• SHORT EXERCISE
From the listing below, return each line that includes "chart".

• GIVEN DATA
* * *

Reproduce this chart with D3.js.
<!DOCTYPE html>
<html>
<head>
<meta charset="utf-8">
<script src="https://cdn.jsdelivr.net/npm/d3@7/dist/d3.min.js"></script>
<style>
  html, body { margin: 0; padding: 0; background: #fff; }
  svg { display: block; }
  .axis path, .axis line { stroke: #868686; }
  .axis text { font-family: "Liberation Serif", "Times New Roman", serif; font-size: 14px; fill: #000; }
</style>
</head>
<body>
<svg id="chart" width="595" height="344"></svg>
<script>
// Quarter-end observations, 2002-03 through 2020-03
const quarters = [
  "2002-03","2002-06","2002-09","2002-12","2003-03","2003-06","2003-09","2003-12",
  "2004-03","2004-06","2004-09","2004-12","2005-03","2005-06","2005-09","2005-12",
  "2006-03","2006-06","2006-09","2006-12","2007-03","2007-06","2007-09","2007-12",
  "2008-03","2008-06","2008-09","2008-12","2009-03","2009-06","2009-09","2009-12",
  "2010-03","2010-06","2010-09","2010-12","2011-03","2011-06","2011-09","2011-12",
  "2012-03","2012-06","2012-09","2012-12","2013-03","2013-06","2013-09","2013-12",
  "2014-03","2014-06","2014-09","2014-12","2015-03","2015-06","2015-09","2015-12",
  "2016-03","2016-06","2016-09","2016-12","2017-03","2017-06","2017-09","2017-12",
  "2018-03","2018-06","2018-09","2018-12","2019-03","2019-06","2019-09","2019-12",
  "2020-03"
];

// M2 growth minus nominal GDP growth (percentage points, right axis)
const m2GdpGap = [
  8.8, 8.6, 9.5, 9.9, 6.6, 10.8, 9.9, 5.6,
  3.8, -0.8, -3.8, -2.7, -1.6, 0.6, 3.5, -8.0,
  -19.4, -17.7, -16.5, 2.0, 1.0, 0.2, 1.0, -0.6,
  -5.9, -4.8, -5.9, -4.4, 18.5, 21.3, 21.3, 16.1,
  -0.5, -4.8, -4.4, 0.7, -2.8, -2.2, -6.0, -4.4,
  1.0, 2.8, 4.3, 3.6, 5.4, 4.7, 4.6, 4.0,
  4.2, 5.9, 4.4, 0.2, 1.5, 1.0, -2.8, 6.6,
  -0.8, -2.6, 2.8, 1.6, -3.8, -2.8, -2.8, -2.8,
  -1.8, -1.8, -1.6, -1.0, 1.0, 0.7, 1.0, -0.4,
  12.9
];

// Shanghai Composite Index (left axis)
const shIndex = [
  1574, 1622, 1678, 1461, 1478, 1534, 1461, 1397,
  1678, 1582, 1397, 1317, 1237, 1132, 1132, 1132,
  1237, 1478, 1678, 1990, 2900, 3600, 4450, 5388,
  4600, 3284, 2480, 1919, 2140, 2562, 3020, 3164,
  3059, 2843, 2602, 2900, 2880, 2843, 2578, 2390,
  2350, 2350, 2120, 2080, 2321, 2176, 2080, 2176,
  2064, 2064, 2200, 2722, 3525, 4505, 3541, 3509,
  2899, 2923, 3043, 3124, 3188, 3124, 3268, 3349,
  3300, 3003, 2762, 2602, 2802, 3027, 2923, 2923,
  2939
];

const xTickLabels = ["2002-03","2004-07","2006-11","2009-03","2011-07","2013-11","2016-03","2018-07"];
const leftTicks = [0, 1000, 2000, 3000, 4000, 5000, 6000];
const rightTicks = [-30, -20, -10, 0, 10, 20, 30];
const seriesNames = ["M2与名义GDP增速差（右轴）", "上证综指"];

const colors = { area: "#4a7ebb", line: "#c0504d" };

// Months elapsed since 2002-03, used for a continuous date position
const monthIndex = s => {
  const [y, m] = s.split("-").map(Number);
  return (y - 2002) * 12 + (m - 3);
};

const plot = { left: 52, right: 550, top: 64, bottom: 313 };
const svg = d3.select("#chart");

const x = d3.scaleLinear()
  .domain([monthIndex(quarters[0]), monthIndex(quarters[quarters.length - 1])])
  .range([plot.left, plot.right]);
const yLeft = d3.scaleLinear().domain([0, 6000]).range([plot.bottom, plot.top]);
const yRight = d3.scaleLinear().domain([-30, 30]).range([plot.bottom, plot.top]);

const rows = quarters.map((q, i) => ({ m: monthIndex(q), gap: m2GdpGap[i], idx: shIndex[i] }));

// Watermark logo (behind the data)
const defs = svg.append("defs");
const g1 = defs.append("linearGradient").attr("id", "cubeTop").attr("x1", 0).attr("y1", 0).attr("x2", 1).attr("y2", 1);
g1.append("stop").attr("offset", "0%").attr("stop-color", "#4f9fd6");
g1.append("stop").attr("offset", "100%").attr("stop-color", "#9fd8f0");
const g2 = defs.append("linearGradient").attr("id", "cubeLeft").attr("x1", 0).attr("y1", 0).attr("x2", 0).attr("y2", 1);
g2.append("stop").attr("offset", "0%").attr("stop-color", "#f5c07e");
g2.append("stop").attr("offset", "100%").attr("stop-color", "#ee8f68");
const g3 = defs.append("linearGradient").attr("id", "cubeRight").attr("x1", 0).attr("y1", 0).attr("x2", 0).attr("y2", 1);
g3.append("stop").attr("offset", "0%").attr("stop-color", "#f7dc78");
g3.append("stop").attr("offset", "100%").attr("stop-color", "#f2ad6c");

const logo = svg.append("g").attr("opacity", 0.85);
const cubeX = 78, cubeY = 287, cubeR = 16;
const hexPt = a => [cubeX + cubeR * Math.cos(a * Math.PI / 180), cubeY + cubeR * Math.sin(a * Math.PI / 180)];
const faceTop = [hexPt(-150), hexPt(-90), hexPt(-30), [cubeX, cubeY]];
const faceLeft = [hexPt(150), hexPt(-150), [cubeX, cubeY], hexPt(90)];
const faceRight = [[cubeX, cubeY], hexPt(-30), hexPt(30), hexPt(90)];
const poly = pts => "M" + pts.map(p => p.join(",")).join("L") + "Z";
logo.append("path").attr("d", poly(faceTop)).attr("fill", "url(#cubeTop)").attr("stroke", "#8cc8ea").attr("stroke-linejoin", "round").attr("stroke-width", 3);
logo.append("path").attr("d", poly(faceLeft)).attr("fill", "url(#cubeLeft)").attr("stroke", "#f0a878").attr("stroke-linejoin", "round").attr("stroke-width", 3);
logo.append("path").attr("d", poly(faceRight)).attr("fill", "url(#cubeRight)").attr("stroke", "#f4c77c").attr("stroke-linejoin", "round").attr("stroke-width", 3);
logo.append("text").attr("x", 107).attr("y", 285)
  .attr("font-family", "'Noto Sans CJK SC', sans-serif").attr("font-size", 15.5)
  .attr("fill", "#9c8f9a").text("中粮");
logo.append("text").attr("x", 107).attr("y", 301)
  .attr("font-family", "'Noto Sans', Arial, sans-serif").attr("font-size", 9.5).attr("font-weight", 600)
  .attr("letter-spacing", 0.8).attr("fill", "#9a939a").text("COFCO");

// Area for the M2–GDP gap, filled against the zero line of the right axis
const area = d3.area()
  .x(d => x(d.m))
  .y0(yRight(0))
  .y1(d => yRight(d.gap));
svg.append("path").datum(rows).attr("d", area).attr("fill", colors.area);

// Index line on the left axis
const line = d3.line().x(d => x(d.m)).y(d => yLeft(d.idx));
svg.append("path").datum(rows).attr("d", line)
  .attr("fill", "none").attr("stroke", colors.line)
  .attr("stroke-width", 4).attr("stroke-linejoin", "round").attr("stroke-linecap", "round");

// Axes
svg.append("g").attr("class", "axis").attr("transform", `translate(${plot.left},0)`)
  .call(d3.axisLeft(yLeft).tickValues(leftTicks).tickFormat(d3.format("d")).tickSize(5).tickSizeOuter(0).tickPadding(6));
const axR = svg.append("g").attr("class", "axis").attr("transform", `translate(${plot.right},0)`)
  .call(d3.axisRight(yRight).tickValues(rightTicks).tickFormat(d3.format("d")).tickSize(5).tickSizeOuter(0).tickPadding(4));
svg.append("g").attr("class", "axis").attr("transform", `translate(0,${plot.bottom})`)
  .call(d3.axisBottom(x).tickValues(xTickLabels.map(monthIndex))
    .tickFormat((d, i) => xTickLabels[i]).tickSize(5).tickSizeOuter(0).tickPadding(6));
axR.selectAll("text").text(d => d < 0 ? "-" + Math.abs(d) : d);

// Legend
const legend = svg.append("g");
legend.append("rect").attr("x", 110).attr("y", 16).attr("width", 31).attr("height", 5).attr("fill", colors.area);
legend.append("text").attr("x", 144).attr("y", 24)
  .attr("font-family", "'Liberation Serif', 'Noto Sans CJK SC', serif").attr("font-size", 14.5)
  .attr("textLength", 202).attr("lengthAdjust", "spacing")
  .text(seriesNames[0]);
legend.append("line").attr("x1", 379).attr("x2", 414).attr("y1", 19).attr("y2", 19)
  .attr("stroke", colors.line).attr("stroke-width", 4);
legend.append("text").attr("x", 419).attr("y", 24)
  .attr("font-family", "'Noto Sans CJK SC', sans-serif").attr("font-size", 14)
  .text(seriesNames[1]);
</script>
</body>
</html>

* * *

• WRITTEN RESPONSE
Reproduce this chart with D3.js.
<svg id="chart" width="595" height="344"></svg>
const svg = d3.select("#chart");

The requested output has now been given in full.